Print, word for word, the opening line of the data below and every line after it through the line that contains "const ticksInt = [-180, -90, 0, 90, 180];", but not the pictures.

───── DATASET SECTION ─────

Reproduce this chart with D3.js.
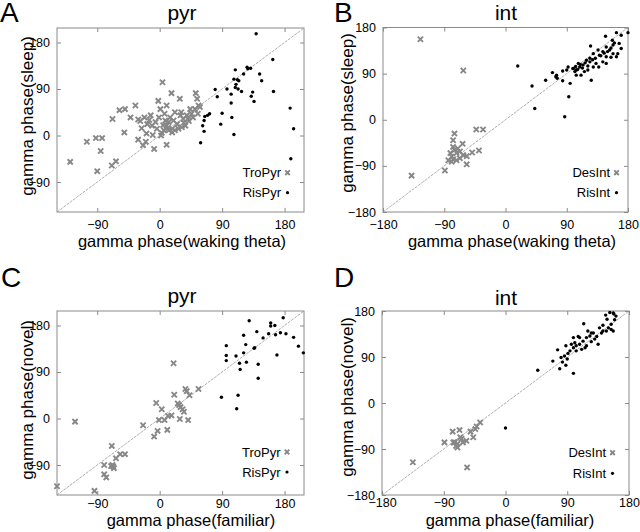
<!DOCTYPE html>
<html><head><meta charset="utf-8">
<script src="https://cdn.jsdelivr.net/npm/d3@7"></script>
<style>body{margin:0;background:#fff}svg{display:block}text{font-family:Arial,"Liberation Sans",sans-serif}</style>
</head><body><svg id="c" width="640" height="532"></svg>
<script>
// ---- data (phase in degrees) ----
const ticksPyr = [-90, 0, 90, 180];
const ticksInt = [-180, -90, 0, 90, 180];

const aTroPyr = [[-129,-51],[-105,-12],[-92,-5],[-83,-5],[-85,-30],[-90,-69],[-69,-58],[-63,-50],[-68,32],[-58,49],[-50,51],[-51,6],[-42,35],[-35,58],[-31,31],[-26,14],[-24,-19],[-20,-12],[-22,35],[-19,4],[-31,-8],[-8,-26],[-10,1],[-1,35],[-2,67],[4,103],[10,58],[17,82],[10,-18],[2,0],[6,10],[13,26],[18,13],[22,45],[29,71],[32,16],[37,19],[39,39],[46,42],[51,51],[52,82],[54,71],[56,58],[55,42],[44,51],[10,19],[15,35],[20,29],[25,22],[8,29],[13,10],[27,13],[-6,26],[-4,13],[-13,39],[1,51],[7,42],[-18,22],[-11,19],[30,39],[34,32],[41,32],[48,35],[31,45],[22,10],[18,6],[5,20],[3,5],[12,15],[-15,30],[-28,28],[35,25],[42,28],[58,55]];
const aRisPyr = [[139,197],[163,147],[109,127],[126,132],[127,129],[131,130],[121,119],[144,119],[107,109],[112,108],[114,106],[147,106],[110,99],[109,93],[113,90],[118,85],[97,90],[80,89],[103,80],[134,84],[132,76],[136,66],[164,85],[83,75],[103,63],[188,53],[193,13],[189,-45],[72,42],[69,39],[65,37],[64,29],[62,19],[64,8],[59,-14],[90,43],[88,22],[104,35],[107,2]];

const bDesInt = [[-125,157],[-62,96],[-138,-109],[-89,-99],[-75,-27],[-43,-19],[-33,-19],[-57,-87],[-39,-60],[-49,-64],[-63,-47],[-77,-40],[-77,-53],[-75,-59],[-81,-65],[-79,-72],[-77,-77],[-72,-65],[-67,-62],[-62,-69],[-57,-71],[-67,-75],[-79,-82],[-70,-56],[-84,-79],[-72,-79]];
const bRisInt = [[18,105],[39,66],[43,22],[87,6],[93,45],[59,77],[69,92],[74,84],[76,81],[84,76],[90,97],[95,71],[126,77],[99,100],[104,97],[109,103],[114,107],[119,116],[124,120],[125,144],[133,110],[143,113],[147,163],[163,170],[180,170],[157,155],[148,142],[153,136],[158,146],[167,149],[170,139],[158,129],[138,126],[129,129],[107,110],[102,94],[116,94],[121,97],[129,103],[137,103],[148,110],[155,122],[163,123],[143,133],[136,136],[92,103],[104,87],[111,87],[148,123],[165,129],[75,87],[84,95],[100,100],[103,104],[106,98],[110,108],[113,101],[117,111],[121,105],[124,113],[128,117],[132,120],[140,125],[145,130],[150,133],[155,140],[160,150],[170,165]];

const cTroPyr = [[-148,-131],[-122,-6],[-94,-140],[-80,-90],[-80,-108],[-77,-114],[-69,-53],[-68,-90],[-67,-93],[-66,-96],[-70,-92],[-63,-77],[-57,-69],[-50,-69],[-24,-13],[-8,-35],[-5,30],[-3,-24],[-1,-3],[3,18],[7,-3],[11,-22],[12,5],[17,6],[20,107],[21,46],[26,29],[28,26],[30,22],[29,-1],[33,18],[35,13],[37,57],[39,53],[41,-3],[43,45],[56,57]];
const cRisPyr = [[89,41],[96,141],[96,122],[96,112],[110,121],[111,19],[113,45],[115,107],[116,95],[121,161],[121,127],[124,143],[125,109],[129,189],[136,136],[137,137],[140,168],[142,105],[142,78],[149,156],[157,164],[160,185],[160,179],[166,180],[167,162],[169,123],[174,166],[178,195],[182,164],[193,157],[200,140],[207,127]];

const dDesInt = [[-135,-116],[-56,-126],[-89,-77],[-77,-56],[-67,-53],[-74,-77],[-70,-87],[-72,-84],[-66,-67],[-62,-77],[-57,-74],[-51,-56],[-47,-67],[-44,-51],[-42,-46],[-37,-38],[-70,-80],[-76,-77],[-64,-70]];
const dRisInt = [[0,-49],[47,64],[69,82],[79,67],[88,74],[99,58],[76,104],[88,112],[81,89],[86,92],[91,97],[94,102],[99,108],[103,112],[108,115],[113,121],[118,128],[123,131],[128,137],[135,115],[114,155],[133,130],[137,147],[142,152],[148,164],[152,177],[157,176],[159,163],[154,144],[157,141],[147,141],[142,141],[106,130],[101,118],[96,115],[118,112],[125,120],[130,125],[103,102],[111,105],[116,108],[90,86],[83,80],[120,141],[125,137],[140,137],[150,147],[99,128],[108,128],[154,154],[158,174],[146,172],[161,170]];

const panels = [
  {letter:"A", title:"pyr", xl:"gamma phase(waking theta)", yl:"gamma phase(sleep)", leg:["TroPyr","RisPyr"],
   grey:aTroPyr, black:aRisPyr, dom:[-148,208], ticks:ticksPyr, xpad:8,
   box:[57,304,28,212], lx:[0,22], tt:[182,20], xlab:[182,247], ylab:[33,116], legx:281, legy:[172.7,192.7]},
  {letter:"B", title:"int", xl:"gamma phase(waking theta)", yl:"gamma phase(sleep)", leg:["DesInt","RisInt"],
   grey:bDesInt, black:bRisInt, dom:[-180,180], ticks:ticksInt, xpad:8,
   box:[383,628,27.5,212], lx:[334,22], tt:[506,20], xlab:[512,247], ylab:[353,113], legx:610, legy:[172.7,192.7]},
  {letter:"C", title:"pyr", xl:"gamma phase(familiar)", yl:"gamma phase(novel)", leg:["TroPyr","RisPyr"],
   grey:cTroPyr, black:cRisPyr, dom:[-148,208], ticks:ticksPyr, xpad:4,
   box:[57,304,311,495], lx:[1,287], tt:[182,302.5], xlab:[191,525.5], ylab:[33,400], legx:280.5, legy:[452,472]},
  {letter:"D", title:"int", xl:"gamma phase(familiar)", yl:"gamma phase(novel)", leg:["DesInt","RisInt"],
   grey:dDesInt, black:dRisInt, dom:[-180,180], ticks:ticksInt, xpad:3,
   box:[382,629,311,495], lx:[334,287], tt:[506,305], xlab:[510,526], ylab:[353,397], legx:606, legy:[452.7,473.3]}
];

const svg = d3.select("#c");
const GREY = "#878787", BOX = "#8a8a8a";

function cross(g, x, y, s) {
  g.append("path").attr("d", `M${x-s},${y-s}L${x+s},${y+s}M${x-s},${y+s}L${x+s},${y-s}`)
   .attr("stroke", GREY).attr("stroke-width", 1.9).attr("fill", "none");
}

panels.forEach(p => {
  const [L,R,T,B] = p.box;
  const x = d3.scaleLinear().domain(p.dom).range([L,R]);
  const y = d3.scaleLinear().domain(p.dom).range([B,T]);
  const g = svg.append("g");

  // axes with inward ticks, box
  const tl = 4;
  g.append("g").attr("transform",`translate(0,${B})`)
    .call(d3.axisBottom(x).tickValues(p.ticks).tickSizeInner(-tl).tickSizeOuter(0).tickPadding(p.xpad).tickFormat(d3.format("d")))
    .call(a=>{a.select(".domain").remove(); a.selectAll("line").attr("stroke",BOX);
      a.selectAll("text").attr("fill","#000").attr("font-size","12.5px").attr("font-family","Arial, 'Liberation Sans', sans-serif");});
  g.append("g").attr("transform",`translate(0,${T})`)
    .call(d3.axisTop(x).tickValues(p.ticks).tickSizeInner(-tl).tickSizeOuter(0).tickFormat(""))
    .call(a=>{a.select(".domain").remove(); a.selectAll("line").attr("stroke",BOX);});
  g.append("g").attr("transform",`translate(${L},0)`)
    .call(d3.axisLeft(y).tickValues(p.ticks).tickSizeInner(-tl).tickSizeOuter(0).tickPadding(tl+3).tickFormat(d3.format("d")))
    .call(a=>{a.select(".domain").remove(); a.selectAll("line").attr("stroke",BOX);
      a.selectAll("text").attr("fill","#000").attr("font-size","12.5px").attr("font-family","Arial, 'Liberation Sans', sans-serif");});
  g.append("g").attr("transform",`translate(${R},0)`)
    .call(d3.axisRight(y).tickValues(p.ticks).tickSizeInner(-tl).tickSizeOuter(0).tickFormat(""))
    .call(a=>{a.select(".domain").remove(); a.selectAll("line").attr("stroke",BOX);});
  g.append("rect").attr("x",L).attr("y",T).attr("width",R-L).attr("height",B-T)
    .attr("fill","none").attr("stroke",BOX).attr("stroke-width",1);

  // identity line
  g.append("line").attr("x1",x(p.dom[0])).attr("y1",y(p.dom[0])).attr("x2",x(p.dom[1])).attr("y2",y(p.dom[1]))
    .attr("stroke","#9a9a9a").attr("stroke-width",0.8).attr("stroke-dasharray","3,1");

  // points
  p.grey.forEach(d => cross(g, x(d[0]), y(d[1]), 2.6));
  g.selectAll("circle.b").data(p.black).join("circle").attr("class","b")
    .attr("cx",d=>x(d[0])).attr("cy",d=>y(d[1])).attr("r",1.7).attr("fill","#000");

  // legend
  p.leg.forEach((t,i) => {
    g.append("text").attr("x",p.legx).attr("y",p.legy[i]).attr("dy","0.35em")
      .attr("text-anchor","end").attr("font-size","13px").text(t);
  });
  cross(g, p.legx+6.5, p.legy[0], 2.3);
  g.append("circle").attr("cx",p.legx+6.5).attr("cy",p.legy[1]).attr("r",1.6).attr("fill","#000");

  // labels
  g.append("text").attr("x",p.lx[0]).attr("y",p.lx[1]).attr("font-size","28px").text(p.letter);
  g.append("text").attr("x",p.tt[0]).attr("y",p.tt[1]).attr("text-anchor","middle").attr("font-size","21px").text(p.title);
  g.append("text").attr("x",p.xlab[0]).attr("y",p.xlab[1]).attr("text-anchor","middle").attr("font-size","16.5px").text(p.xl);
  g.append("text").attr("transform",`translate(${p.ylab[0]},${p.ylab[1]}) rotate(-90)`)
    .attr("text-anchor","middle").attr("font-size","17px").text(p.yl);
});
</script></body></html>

─────

ANSWER FOR THE TASK:
Reproduce this chart with D3.js.
<!DOCTYPE html>
<html><head><meta charset="utf-8">
<script src="https://cdn.jsdelivr.net/npm/d3@7"></script>
<style>body{margin:0;background:#fff}svg{display:block}text{font-family:Arial,"Liberation Sans",sans-serif}</style>
</head><body><svg id="c" width="640" height="532"></svg>
<script>
// ---- data (phase in degrees) ----
const ticksPyr = [-90, 0, 90, 180];
const ticksInt = [-180, -90, 0, 90, 180];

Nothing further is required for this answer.